* START *

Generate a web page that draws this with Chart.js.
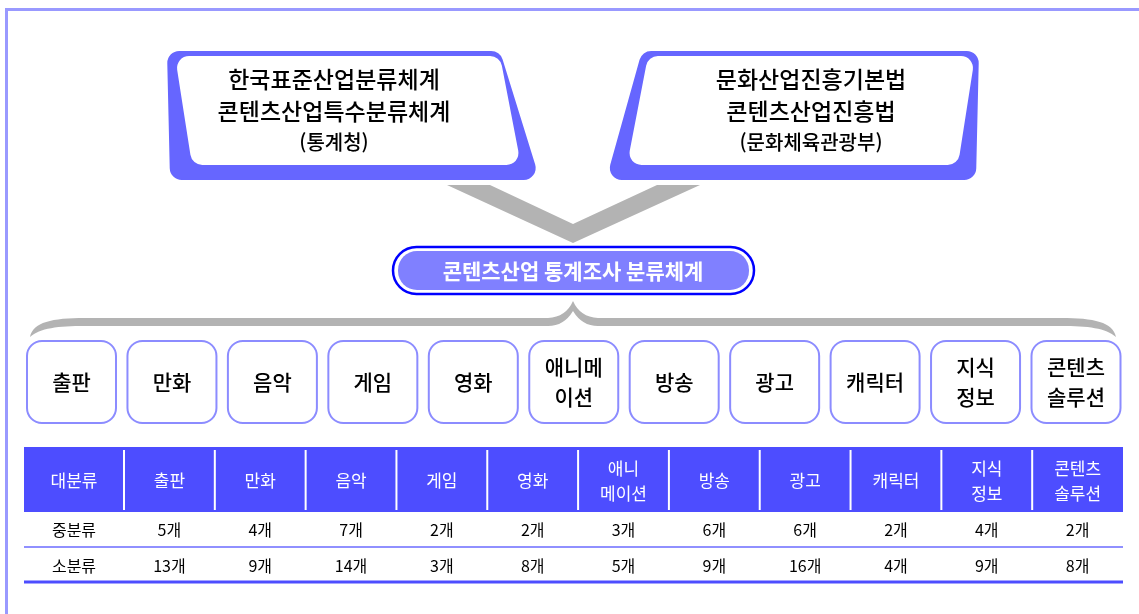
<!DOCTYPE html>
<html lang="ko">
<head>
<meta charset="utf-8">
<title>콘텐츠산업 통계조사 분류체계</title>
<script src="https://cdn.jsdelivr.net/npm/chart.js@4.4.1/dist/chart.umd.min.js"></script>
<style>
  html, body { margin: 0; padding: 0; background: #fff; }
  #wrap { width: 1139px; height: 614px; }
</style>
</head>
<body>
<div id="wrap"><canvas id="diagramme" width="1139" height="614"></canvas></div>
<script>
// Source classification systems (top boxes)
const sourceLeft = ['한국표준산업분류체계', '콘텐츠산업특수분류체계', '(통계청)'];
const sourceRight = ['문화산업진흥기본법', '콘텐츠산업진흥법', '(문화체육관광부)'];
const hubTitle = '콘텐츠산업 통계조사 분류체계';

// Major categories, as written in the boxes and in the table header
const boxLabels = ['출판', '만화', '음악', '게임', '영화', '애니메\n이션', '방송', '광고', '캐릭터', '지식\n정보', '콘텐츠\n솔루션'];
const headLabels = ['출판', '만화', '음악', '게임', '영화', '애니\n메이션', '방송', '광고', '캐릭터', '지식\n정보', '콘텐츠\n솔루션'];
const cornerLabel = '대분류';
const rowNames = ['중분류', '소분류'];

// Number of sub-classes per category
const midCounts = [5, 4, 7, 2, 2, 3, 6, 6, 2, 4, 2];
const subCounts = [13, 9, 14, 3, 8, 5, 9, 16, 4, 9, 8];

// Layout (in scale units, the scales span the whole canvas)
const W = 1139, H = 614;
const FONT = '"Noto Sans CJK KR", "Noto Sans", sans-serif';
const TABLE = { left: 24, right: 1123, firstW: 100, top: 447, headBottom: 512, rowLine: 547, bottom: 582 };
const ROW_Y = [530, 566];
const colW = (TABLE.right - TABLE.left - TABLE.firstW) / boxLabels.length;
const colCenter = k => k === 0 ? TABLE.left + TABLE.firstW / 2 : TABLE.left + TABLE.firstW + (k - 0.5) * colW;

// rounded polygon through points already in pixels
function roundPoly(ctx, pts, r) {
  const n = pts.length;
  ctx.beginPath();
  ctx.moveTo((pts[n - 1][0] + pts[0][0]) / 2, (pts[n - 1][1] + pts[0][1]) / 2);
  for (let i = 0; i < n; i++) {
    const p = pts[i], q = pts[(i + 1) % n];
    ctx.arcTo(p[0], p[1], q[0], q[1], r);
  }
  ctx.closePath();
}

function multiline(ctx, text, x, y, gap) {
  const lines = text.split('\n');
  lines.forEach((l, i) => ctx.fillText(l, x, y + (i - (lines.length - 1) / 2) * gap));
}

const diagramPlugin = {
  id: 'diagram',
  beforeDatasetsDraw(chart) {
    const ctx = chart.ctx;
    const sx = chart.scales.x, sy = chart.scales.y;
    const X = v => sx.getPixelForValue(v), Y = v => sy.getPixelForValue(v);
    const P = pts => pts.map(p => [X(p[0]), Y(p[1])]);
    ctx.save();

    // outer frame (top and left only)
    ctx.fillStyle = '#9999ff';
    ctx.fillRect(X(5), Y(8), X(W) - X(5), Y(11) - Y(8));
    ctx.fillRect(X(5), Y(8), X(8) - X(5), Y(H) - Y(8));

    // grey funnel between the two sources
    ctx.fillStyle = '#b3b3b3';
    ctx.beginPath();
    P([[447, 185], [490, 185], [573, 224], [657, 185], [700, 185], [573, 243]]).forEach((p, i) => i ? ctx.lineTo(p[0], p[1]) : ctx.moveTo(p[0], p[1]));
    ctx.closePath();
    ctx.fill();

    // source boxes : purple backing + white face
    ctx.fillStyle = '#6666ff';
    roundPoly(ctx, P([[167, 51], [500, 51], [540, 180], [170, 180]]), 12); ctx.fill();
    roundPoly(ctx, P([[642, 51], [979, 51], [976, 180], [606, 180]]), 12); ctx.fill();
    ctx.fillStyle = '#ffffff';
    roundPoly(ctx, P([[175, 56], [500, 56], [521, 165], [192, 165]]), 12); ctx.fill();
    roundPoly(ctx, P([[648, 56], [975, 56], [958, 165], [627, 165]]), 12); ctx.fill();

    ctx.fillStyle = '#000000';
    ctx.textAlign = 'center';
    ctx.textBaseline = 'middle';
    [[sourceLeft, 334], [sourceRight, 811]].forEach(([lines, cx]) => {
      ctx.font = '500 23px ' + FONT;
      ctx.fillText(lines[0], X(cx), Y(79));
      ctx.fillText(lines[1], X(cx), Y(111));
      ctx.font = '500 20px ' + FONT;
      ctx.fillText(lines[2], X(cx), Y(142));
    });

    // central pill
    ctx.strokeStyle = '#0000ff';
    ctx.lineWidth = 2.5;
    ctx.beginPath();
    ctx.roundRect(X(393), Y(247), X(754) - X(393), Y(294) - Y(247), 24);
    ctx.stroke();
    ctx.fillStyle = '#8080ff';
    ctx.beginPath();
    ctx.roundRect(X(398), Y(251), X(749) - X(398), Y(290) - Y(251), 19);
    ctx.fill();
    ctx.fillStyle = '#ffffff';
    ctx.font = 'bold 21px ' + FONT;
    ctx.fillText(hubTitle, X(573), Y(271));

    // curly brace
    ctx.fillStyle = '#b3b3b3';
    ctx.beginPath();
    ctx.moveTo(X(30), Y(337));
    ctx.bezierCurveTo(X(33), Y(322), X(52), Y(318), X(85), Y(318));
    ctx.lineTo(X(548), Y(318));
    ctx.quadraticCurveTo(X(566), Y(317), X(573), Y(301));
    ctx.quadraticCurveTo(X(580), Y(317), X(598), Y(318));
    ctx.lineTo(X(1061), Y(318));
    ctx.bezierCurveTo(X(1094), Y(318), X(1113), Y(322), X(1116), Y(337));
    ctx.bezierCurveTo(X(1106), Y(328), X(1088), Y(326), X(1061), Y(326));
    ctx.lineTo(X(598), Y(326));
    ctx.quadraticCurveTo(X(582), Y(326), X(573), Y(311));
    ctx.quadraticCurveTo(X(564), Y(326), X(548), Y(326));
    ctx.lineTo(X(85), Y(326));
    ctx.bezierCurveTo(X(58), Y(326), X(40), Y(328), X(30), Y(337));
    ctx.closePath();
    ctx.fill();

    // category boxes
    const pitch = 100.45, bw = 89;
    boxLabels.forEach((lab, i) => {
      const x0 = 27 + i * pitch;
      ctx.fillStyle = '#ffffff';
      ctx.strokeStyle = '#8c8cff';
      ctx.lineWidth = 2;
      ctx.beginPath();
      ctx.roundRect(X(x0), Y(341), X(x0 + bw) - X(x0), Y(423) - Y(341), 15);
      ctx.fill();
      ctx.stroke();
      ctx.fillStyle = '#000000';
      ctx.font = '500 21px ' + FONT;
      multiline(ctx, lab, X(x0 + bw / 2), Y(382), 30);
    });

    // table header band
    ctx.fillStyle = '#4d4dff';
    ctx.fillRect(X(TABLE.left), Y(TABLE.top), X(TABLE.right) - X(TABLE.left), Y(TABLE.headBottom) - Y(TABLE.top));
    ctx.strokeStyle = '#ffffff';
    ctx.lineWidth = 2;
    for (let k = 0; k < headLabels.length; k++) {
      const xd = X(TABLE.left + TABLE.firstW + k * colW);
      ctx.beginPath();
      ctx.moveTo(xd, Y(450));
      ctx.lineTo(xd, Y(510));
      ctx.stroke();
    }
    ctx.fillStyle = '#ffffff';
    ctx.font = '17px ' + FONT;
    [cornerLabel].concat(headLabels).forEach((lab, k) => multiline(ctx, lab, X(colCenter(k)), Y(481), 25));

    // row rules
    ctx.strokeStyle = '#6b6bff';
    ctx.lineWidth = 1.5;
    ctx.beginPath();
    ctx.moveTo(X(TABLE.left), Y(TABLE.rowLine));
    ctx.lineTo(X(TABLE.right), Y(TABLE.rowLine));
    ctx.stroke();
    ctx.strokeStyle = '#4d4dff';
    ctx.lineWidth = 3;
    ctx.beginPath();
    ctx.moveTo(X(TABLE.left), Y(TABLE.bottom));
    ctx.lineTo(X(TABLE.right), Y(TABLE.bottom));
    ctx.stroke();

    // row names
    ctx.fillStyle = '#000000';
    ctx.font = '16px ' + FONT;
    rowNames.forEach((n, r) => ctx.fillText(n, X(colCenter(0)), Y(ROW_Y[r])));
    ctx.restore();
  },
  afterDatasetsDraw(chart) {
    // counts are written where the library placed each point
    const ctx = chart.ctx;
    ctx.save();
    ctx.fillStyle = '#000000';
    ctx.font = '16px ' + FONT;
    ctx.textAlign = 'center';
    ctx.textBaseline = 'middle';
    chart.data.datasets.forEach((ds, d) => {
      chart.getDatasetMeta(d).data.forEach((pt, i) => {
        ctx.fillText(ds.data[i].v + '개', pt.x, pt.y);
      });
    });
    ctx.restore();
  }
};

new Chart(document.getElementById('diagramme'), {
  type: 'scatter',
  data: {
    datasets: [
      { label: rowNames[0], data: midCounts.map((v, i) => ({ x: colCenter(i + 1), y: ROW_Y[0], v })), pointRadius: 0 },
      { label: rowNames[1], data: subCounts.map((v, i) => ({ x: colCenter(i + 1), y: ROW_Y[1], v })), pointRadius: 0 }
    ]
  },
  options: {
    responsive: false,
    devicePixelRatio: 1,
    animation: false,
    layout: { padding: 0 },
    plugins: { legend: { display: false }, tooltip: { enabled: false } },
    scales: {
      x: { type: 'linear', min: 0, max: W, display: false },
      y: { type: 'linear', min: 0, max: H, reverse: true, display: false }
    }
  },
  plugins: [diagramPlugin]
});
</script>
</body>
</html>
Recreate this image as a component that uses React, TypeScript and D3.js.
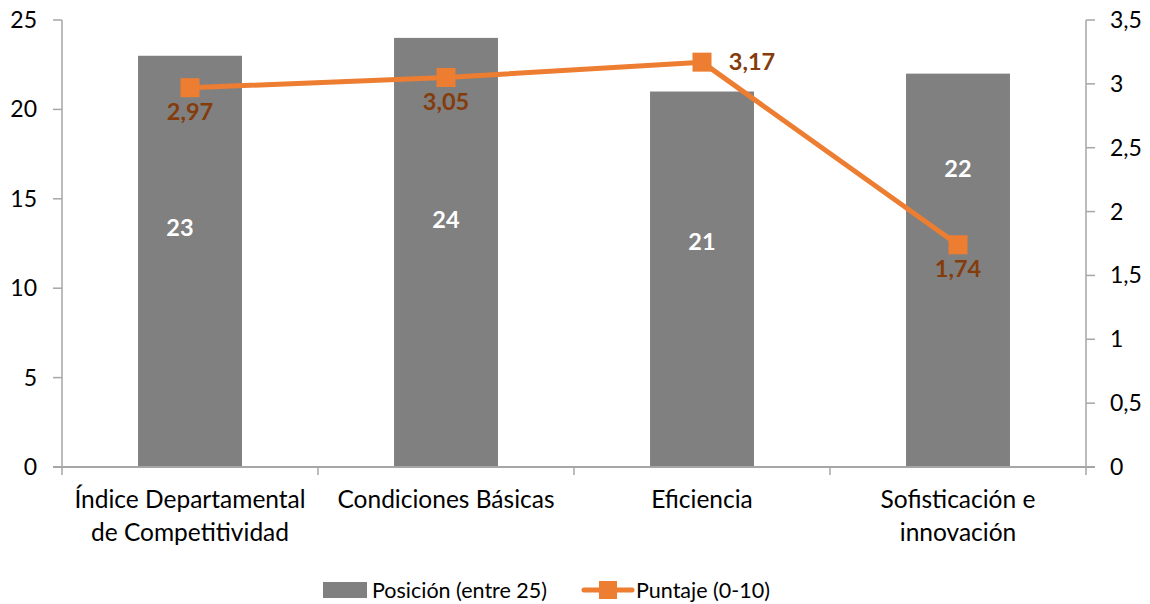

* END *

Pictures do not belong in the copy. Repeat only the lines from the top of the records through the line containing "const colCenter = k".

Generate a web page that draws this with Chart.js.
<!DOCTYPE html>
<html lang="ko">
<head>
<meta charset="utf-8">
<title>콘텐츠산업 통계조사 분류체계</title>
<script src="https://cdn.jsdelivr.net/npm/chart.js@4.4.1/dist/chart.umd.min.js"></script>
<style>
  html, body { margin: 0; padding: 0; background: #fff; }
  #wrap { width: 1139px; height: 614px; }
</style>
</head>
<body>
<div id="wrap"><canvas id="diagramme" width="1139" height="614"></canvas></div>
<script>
// Source classification systems (top boxes)
const sourceLeft = ['한국표준산업분류체계', '콘텐츠산업특수분류체계', '(통계청)'];
const sourceRight = ['문화산업진흥기본법', '콘텐츠산업진흥법', '(문화체육관광부)'];
const hubTitle = '콘텐츠산업 통계조사 분류체계';

// Major categories, as written in the boxes and in the table header
const boxLabels = ['출판', '만화', '음악', '게임', '영화', '애니메\n이션', '방송', '광고', '캐릭터', '지식\n정보', '콘텐츠\n솔루션'];
const headLabels = ['출판', '만화', '음악', '게임', '영화', '애니\n메이션', '방송', '광고', '캐릭터', '지식\n정보', '콘텐츠\n솔루션'];
const cornerLabel = '대분류';
const rowNames = ['중분류', '소분류'];

// Number of sub-classes per category
const midCounts = [5, 4, 7, 2, 2, 3, 6, 6, 2, 4, 2];
const subCounts = [13, 9, 14, 3, 8, 5, 9, 16, 4, 9, 8];

// Layout (in scale units, the scales span the whole canvas)
const W = 1139, H = 614;
const FONT = '"Noto Sans CJK KR", "Noto Sans", sans-serif';
const TABLE = { left: 24, right: 1123, firstW: 100, top: 447, headBottom: 512, rowLine: 547, bottom: 582 };
const ROW_Y = [530, 566];
const colW = (TABLE.right - TABLE.left - TABLE.firstW) / boxLabels.length;
const colCenter = k => k === 0 ? TABLE.left + TABLE.firstW / 2 : TABLE.left + TABLE.firstW + (k - 0.5) * colW;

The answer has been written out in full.